**Task statement:** Select every line below containing the word "chart".

• • • • • • •

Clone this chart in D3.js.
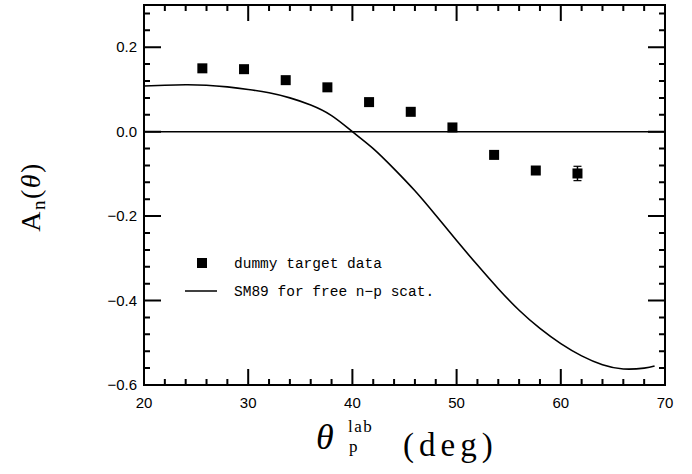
<!DOCTYPE html>
<html>
<head>
<meta charset="utf-8">
<script src="https://cdn.jsdelivr.net/npm/d3@7"></script>
<style>
  body { margin: 0; background: #fff; }
  svg { display: block; }
</style>
</head>
<body>
<svg id="chart"></svg>
<script>
// measured data (dummy target)
const dataTheta = [25.6, 29.6, 33.6, 37.6, 41.6, 45.6, 49.6, 53.6, 57.6, 61.6];
const dataAn    = [0.150, 0.148, 0.122, 0.105, 0.070, 0.047, 0.010, -0.055, -0.092, -0.099];
const dataErr   = [0.008, 0.008, 0.008, 0.008, 0.008, 0.008, 0.008, 0.008, 0.008, 0.017];

// SM89 free n-p curve
const curveTheta = [20, 22, 24, 26, 28, 30, 32, 34, 36, 38, 40, 42, 44, 46, 48, 50, 52, 54, 56, 58, 60, 62, 64, 66, 68, 69];
const curveAn    = [0.108, 0.110, 0.111, 0.110, 0.106, 0.100, 0.092, 0.080, 0.063, 0.038, 0.000, -0.040, -0.088, -0.140, -0.198, -0.258, -0.316, -0.372, -0.423, -0.466, -0.502, -0.531, -0.552, -0.562, -0.560, -0.555];

const xMajor = [20, 30, 40, 50, 60, 70];
const yMajor = [-0.6, -0.4, -0.2, 0.0, 0.2];

const legendLabels = ["dummy target data", "SM89 for free n\u2212p scat."];

const W = 692, H = 474;
const svg = d3.select("#chart").attr("width", W).attr("height", H);

const x = d3.scaleLinear().domain([20, 70]).range([144, 665]);
const y = d3.scaleLinear().domain([-0.6, 0.3]).range([385, 5]);

const xMinor = d3.range(20, 70.01, 2).filter(v => v % 10 !== 0);
const yMinor = d3.range(-0.6, 0.301, 0.04).map(v => +v.toFixed(2)).filter(v => !yMajor.some(m => Math.abs(m - v) < 1e-6));

const fmtY = d3.format(".1f");
const tickFont = "Liberation Sans, Arial, sans-serif";

// frame
svg.append("rect")
    .attr("x", x(20)).attr("y", y(0.3))
    .attr("width", x(70) - x(20)).attr("height", y(-0.6) - y(0.3))
    .attr("fill", "none").attr("stroke", "#000").attr("stroke-width", 2);

// tick marks (inward on all four sides), drawn as one path
const xTicks = xMajor.map(v => ({ v, len: 16 })).concat(xMinor.map(v => ({ v, len: 6 })));
const yTicks = yMajor.map(v => ({ v, len: 17 })).concat(yMinor.map(v => ({ v, len: 6 })));
let tickPath = "";
xTicks.forEach(d => {
    const px = x(d.v);
    tickPath += `M${px},${y(-0.6)}V${y(-0.6) - d.len}`;
    tickPath += `M${px},${y(0.3)}V${y(0.3) + d.len}`;
});
yTicks.forEach(d => {
    const py = y(d.v);
    tickPath += `M${x(20)},${py}H${x(20) + d.len}`;
    tickPath += `M${x(70)},${py}H${x(70) - d.len}`;
});
svg.append("path").attr("d", tickPath)
    .attr("fill", "none").attr("stroke", "#000").attr("stroke-width", 2);

// tick labels
svg.append("g").selectAll("text").data(xMajor).enter().append("text")
    .attr("x", d => x(d)).attr("y", y(-0.6) + 23)
    .attr("text-anchor", "middle")
    .style("font-family", tickFont).style("font-size", "15px")
    .text(d3.format("d"));
svg.append("g").selectAll("text").data(yMajor).enter().append("text")
    .attr("x", x(20) - 7).attr("y", d => y(d)).attr("dy", "0.35em")
    .attr("text-anchor", "end")
    .style("font-family", tickFont).style("font-size", "15px")
    .text(fmtY);

// zero line
svg.append("line")
    .attr("x1", x(20)).attr("x2", x(70))
    .attr("y1", y(0)).attr("y2", y(0))
    .attr("stroke", "#000").attr("stroke-width", 1.5);

// SM89 curve
const line = d3.line().x(d => x(d[0])).y(d => y(d[1])).curve(d3.curveNatural);
svg.append("path")
    .datum(curveTheta.map((t, i) => [t, curveAn[i]]))
    .attr("d", line)
    .attr("fill", "none").attr("stroke", "#000").attr("stroke-width", 1.6);

// data points
const pts = dataTheta.map((t, i) => ({ t, a: dataAn[i], e: dataErr[i] }));
const pg = svg.append("g");
pg.selectAll("line.err").data(pts).enter().append("line")
    .attr("class", "err")
    .attr("x1", d => x(d.t)).attr("x2", d => x(d.t))
    .attr("y1", d => y(d.a - d.e)).attr("y2", d => y(d.a + d.e))
    .attr("stroke", "#000").attr("stroke-width", 1.5);
pg.selectAll("line.cap").data(pts.flatMap(d => [d.a - d.e, d.a + d.e].map(v => ({ t: d.t, v })))).enter().append("line")
    .attr("class", "cap")
    .attr("x1", d => x(d.t) - 4).attr("x2", d => x(d.t) + 4)
    .attr("y1", d => y(d.v)).attr("y2", d => y(d.v))
    .attr("stroke", "#000").attr("stroke-width", 1.2);
pg.selectAll("rect").data(pts).enter().append("rect")
    .attr("x", d => x(d.t) - 5).attr("y", d => y(d.a) - 5)
    .attr("width", 10).attr("height", 10)
    .attr("fill", "#000");

// legend
const lg = svg.append("g").style("font-family", "Liberation Mono, Courier New, monospace").style("font-size", "14.5px");
lg.append("rect").attr("x", 197).attr("y", 258).attr("width", 10).attr("height", 10).attr("fill", "#000");
lg.append("text").attr("x", 234).attr("y", 268).text(legendLabels[0]);
lg.append("line").attr("x1", 185).attr("x2", 217).attr("y1", 291).attr("y2", 291)
    .attr("stroke", "#000").attr("stroke-width", 1.5);
lg.append("text").attr("x", 234).attr("y", 296).text(legendLabels[1]);

// axis titles
const serif = "Liberation Serif, DejaVu Serif, serif";
const yt = svg.append("text")
    .attr("transform", "translate(40,197) rotate(-90)")
    .attr("text-anchor", "middle")
    .style("font-family", serif).style("font-size", "28px").style("letter-spacing", "1.5px");
yt.append("tspan").text("A");
yt.append("tspan").attr("dy", 5).style("font-size", "19px").text("n");
yt.append("tspan").attr("dy", -5).text("(");
yt.append("tspan").style("font-style", "italic").text("\u03b8");
yt.append("tspan").text(")");

const xt = svg.append("g").style("font-family", serif);
xt.append("text").attr("x", 316).attr("y", 449).style("font-size", "36px").style("font-style", "italic").text("\u03b8");
xt.append("text").attr("x", 348).attr("y", 432).style("font-size", "17px").style("letter-spacing", "1.5px").text("lab");
xt.append("text").attr("x", 349).attr("y", 452).style("font-size", "17px").text("p");
xt.append("text").attr("x", 403).attr("y", 456).style("font-size", "33px").style("letter-spacing", "5px").text("(deg)");
</script>
</body>
</html>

• • • • • • •

**The response:**
Clone this chart in D3.js.
<svg id="chart"></svg>
const svg = d3.select("#chart").attr("width", W).attr("height", H);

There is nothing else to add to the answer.